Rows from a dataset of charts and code
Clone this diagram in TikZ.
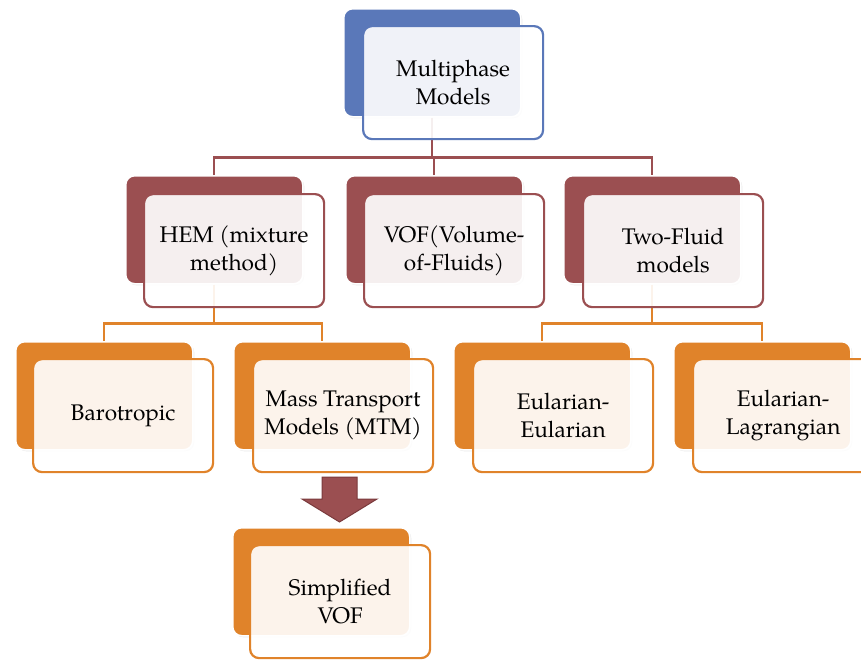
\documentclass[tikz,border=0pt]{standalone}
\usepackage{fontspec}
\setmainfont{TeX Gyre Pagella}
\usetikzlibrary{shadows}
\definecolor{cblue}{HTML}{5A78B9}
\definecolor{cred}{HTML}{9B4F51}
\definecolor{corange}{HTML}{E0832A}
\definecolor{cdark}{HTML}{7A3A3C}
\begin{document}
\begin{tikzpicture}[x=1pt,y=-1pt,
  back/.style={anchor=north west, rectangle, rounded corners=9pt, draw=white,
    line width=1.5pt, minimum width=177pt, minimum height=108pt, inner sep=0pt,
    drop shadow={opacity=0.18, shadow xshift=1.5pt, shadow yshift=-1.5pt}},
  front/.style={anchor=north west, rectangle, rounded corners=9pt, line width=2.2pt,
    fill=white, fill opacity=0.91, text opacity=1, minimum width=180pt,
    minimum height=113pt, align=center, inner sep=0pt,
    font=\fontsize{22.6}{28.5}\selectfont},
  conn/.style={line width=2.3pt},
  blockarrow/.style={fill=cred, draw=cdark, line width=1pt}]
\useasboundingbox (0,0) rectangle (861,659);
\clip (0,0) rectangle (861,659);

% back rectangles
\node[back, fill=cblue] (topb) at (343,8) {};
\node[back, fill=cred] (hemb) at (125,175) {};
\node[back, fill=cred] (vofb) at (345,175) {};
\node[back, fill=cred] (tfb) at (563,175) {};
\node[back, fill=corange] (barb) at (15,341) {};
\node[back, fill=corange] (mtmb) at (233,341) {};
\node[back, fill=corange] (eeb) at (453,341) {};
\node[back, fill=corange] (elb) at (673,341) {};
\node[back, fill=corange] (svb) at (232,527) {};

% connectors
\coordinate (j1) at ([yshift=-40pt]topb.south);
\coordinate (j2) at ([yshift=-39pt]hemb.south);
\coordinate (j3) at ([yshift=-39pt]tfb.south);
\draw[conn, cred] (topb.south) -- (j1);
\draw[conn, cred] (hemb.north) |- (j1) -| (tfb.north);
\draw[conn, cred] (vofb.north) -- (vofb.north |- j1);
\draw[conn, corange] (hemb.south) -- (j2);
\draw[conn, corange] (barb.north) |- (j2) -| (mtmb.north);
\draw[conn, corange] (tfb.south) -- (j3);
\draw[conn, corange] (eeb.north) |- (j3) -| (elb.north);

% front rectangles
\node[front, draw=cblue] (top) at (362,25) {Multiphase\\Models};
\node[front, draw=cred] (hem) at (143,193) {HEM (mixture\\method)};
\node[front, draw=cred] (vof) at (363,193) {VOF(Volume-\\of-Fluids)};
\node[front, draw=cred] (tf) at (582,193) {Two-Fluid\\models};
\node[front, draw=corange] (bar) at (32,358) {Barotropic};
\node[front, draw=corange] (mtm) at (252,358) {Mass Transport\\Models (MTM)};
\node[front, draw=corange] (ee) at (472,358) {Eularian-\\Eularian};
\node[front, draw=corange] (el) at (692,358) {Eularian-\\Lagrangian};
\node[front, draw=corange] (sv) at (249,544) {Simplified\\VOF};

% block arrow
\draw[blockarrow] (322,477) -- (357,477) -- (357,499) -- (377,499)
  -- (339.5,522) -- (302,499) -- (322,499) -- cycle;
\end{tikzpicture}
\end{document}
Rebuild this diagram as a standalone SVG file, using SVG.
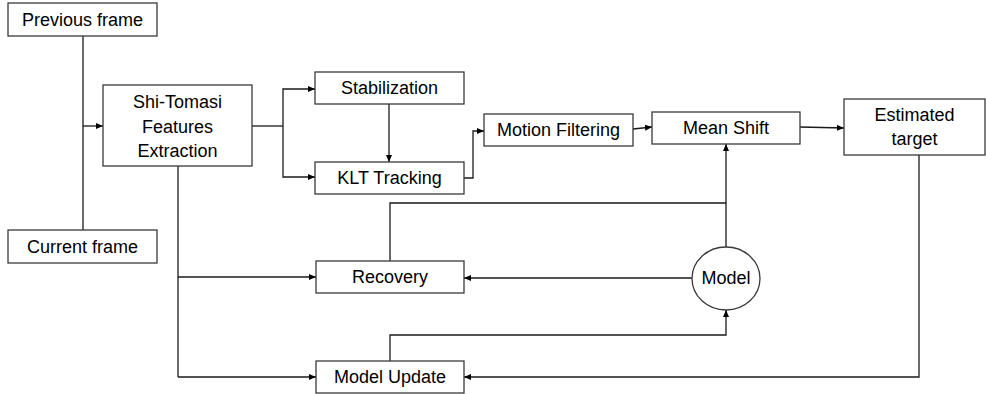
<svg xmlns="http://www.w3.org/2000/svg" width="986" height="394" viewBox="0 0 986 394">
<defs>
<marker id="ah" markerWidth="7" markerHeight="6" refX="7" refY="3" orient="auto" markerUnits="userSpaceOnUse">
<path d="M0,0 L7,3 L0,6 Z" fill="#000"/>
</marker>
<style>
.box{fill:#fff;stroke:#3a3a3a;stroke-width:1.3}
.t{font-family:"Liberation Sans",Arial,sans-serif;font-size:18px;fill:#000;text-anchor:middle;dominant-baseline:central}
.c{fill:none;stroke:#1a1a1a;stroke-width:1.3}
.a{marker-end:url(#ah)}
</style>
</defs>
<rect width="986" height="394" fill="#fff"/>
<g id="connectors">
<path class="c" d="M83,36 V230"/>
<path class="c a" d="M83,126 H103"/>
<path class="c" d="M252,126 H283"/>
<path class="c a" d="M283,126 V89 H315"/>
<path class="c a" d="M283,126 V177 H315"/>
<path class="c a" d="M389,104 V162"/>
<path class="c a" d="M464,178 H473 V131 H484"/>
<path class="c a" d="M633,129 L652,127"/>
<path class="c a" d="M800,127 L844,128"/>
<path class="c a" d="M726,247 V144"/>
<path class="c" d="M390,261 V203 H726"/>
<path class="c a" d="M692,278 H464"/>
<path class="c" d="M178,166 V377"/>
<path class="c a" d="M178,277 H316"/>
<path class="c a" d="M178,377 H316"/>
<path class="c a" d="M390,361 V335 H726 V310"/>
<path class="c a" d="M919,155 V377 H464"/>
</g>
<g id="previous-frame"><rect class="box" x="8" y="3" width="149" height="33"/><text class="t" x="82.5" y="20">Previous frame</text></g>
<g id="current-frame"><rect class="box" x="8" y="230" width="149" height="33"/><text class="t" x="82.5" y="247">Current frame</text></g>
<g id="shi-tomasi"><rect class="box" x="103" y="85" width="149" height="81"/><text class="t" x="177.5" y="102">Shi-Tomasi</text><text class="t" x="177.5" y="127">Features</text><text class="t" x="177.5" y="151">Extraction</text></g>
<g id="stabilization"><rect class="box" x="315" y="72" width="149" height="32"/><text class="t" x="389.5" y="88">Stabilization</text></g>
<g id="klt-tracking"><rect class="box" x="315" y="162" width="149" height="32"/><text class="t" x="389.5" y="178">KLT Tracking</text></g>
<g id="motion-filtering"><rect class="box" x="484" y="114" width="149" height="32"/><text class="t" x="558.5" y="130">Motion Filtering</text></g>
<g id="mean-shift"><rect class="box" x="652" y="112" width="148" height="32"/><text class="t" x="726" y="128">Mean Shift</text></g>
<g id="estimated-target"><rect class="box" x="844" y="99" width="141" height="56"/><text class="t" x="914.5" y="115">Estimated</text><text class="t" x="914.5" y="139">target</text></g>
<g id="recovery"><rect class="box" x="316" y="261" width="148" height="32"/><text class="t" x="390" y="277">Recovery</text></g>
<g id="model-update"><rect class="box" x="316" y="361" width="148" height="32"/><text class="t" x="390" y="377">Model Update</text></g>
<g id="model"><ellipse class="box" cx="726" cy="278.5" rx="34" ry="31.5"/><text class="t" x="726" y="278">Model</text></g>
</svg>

### Stated goal
Repeat the records above verbatim, with no pictures in the result.

### Task result
Clone this diagram in TikZ.
\documentclass[tikz,border=0pt]{standalone}
\usepackage{fontspec}
\setmainfont{TeX Gyre Pagella}
\usetikzlibrary{shadows}
\definecolor{cblue}{HTML}{5A78B9}
\definecolor{cred}{HTML}{9B4F51}
\definecolor{corange}{HTML}{E0832A}
\definecolor{cdark}{HTML}{7A3A3C}
\begin{document}
\begin{tikzpicture}[x=1pt,y=-1pt,
  back/.style={anchor=north west, rectangle, rounded corners=9pt, draw=white,
    line width=1.5pt, minimum width=177pt, minimum height=108pt, inner sep=0pt,
    drop shadow={opacity=0.18, shadow xshift=1.5pt, shadow yshift=-1.5pt}},
  front/.style={anchor=north west, rectangle, rounded corners=9pt, line width=2.2pt,
    fill=white, fill opacity=0.91, text opacity=1, minimum width=180pt,
    minimum height=113pt, align=center, inner sep=0pt,
    font=\fontsize{22.6}{28.5}\selectfont},
  conn/.style={line width=2.3pt},
  blockarrow/.style={fill=cred, draw=cdark, line width=1pt}]
\useasboundingbox (0,0) rectangle (861,659);
\clip (0,0) rectangle (861,659);

% back rectangles
\node[back, fill=cblue] (topb) at (343,8) {};
\node[back, fill=cred] (hemb) at (125,175) {};
\node[back, fill=cred] (vofb) at (345,175) {};
\node[back, fill=cred] (tfb) at (563,175) {};
\node[back, fill=corange] (barb) at (15,341) {};
\node[back, fill=corange] (mtmb) at (233,341) {};
\node[back, fill=corange] (eeb) at (453,341) {};
\node[back, fill=corange] (elb) at (673,341) {};
\node[back, fill=corange] (svb) at (232,527) {};

% connectors
\coordinate (j1) at ([yshift=-40pt]topb.south);
\coordinate (j2) at ([yshift=-39pt]hemb.south);
\coordinate (j3) at ([yshift=-39pt]tfb.south);
\draw[conn, cred] (topb.south) -- (j1);
\draw[conn, cred] (hemb.north) |- (j1) -| (tfb.north);
\draw[conn, cred] (vofb.north) -- (vofb.north |- j1);
\draw[conn, corange] (hemb.south) -- (j2);
\draw[conn, corange] (barb.north) |- (j2) -| (mtmb.north);
\draw[conn, corange] (tfb.south) -- (j3);
\draw[conn, corange] (eeb.north) |- (j3) -| (elb.north);

% front rectangles
\node[front, draw=cblue] (top) at (362,25) {Multiphase\\Models};
\node[front, draw=cred] (hem) at (143,193) {HEM (mixture\\method)};
\node[front, draw=cred] (vof) at (363,193) {VOF(Volume-\\of-Fluids)};
\node[front, draw=cred] (tf) at (582,193) {Two-Fluid\\models};
\node[front, draw=corange] (bar) at (32,358) {Barotropic};
\node[front, draw=corange] (mtm) at (252,358) {Mass Transport\\Models (MTM)};
\node[front, draw=corange] (ee) at (472,358) {Eularian-\\Eularian};
\node[front, draw=corange] (el) at (692,358) {Eularian-\\Lagrangian};
\node[front, draw=corange] (sv) at (249,544) {Simplified\\VOF};

% block arrow
\draw[blockarrow] (322,477) -- (357,477) -- (357,499) -- (377,499)
  -- (339.5,522) -- (302,499) -- (322,499) -- cycle;
\end{tikzpicture}
\end{document}
Rebuild this diagram as a standalone SVG file, using SVG.
<svg xmlns="http://www.w3.org/2000/svg" width="986" height="394" viewBox="0 0 986 394">
<defs>
<marker id="ah" markerWidth="7" markerHeight="6" refX="7" refY="3" orient="auto" markerUnits="userSpaceOnUse">
<path d="M0,0 L7,3 L0,6 Z" fill="#000"/>
</marker>
<style>
.box{fill:#fff;stroke:#3a3a3a;stroke-width:1.3}
.t{font-family:"Liberation Sans",Arial,sans-serif;font-size:18px;fill:#000;text-anchor:middle;dominant-baseline:central}
.c{fill:none;stroke:#1a1a1a;stroke-width:1.3}
.a{marker-end:url(#ah)}
</style>
</defs>
<rect width="986" height="394" fill="#fff"/>
<g id="connectors">
<path class="c" d="M83,36 V230"/>
<path class="c a" d="M83,126 H103"/>
<path class="c" d="M252,126 H283"/>
<path class="c a" d="M283,126 V89 H315"/>
<path class="c a" d="M283,126 V177 H315"/>
<path class="c a" d="M389,104 V162"/>
<path class="c a" d="M464,178 H473 V131 H484"/>
<path class="c a" d="M633,129 L652,127"/>
<path class="c a" d="M800,127 L844,128"/>
<path class="c a" d="M726,247 V144"/>
<path class="c" d="M390,261 V203 H726"/>
<path class="c a" d="M692,278 H464"/>
<path class="c" d="M178,166 V377"/>
<path class="c a" d="M178,277 H316"/>
<path class="c a" d="M178,377 H316"/>
<path class="c a" d="M390,361 V335 H726 V310"/>
<path class="c a" d="M919,155 V377 H464"/>
</g>
<g id="previous-frame"><rect class="box" x="8" y="3" width="149" height="33"/><text class="t" x="82.5" y="20">Previous frame</text></g>
<g id="current-frame"><rect class="box" x="8" y="230" width="149" height="33"/><text class="t" x="82.5" y="247">Current frame</text></g>
<g id="shi-tomasi"><rect class="box" x="103" y="85" width="149" height="81"/><text class="t" x="177.5" y="102">Shi-Tomasi</text><text class="t" x="177.5" y="127">Features</text><text class="t" x="177.5" y="151">Extraction</text></g>
<g id="stabilization"><rect class="box" x="315" y="72" width="149" height="32"/><text class="t" x="389.5" y="88">Stabilization</text></g>
<g id="klt-tracking"><rect class="box" x="315" y="162" width="149" height="32"/><text class="t" x="389.5" y="178">KLT Tracking</text></g>
<g id="motion-filtering"><rect class="box" x="484" y="114" width="149" height="32"/><text class="t" x="558.5" y="130">Motion Filtering</text></g>
<g id="mean-shift"><rect class="box" x="652" y="112" width="148" height="32"/><text class="t" x="726" y="128">Mean Shift</text></g>
<g id="estimated-target"><rect class="box" x="844" y="99" width="141" height="56"/><text class="t" x="914.5" y="115">Estimated</text><text class="t" x="914.5" y="139">target</text></g>
<g id="recovery"><rect class="box" x="316" y="261" width="148" height="32"/><text class="t" x="390" y="277">Recovery</text></g>
<g id="model-update"><rect class="box" x="316" y="361" width="148" height="32"/><text class="t" x="390" y="377">Model Update</text></g>
<g id="model"><ellipse class="box" cx="726" cy="278.5" rx="34" ry="31.5"/><text class="t" x="726" y="278">Model</text></g>
</svg>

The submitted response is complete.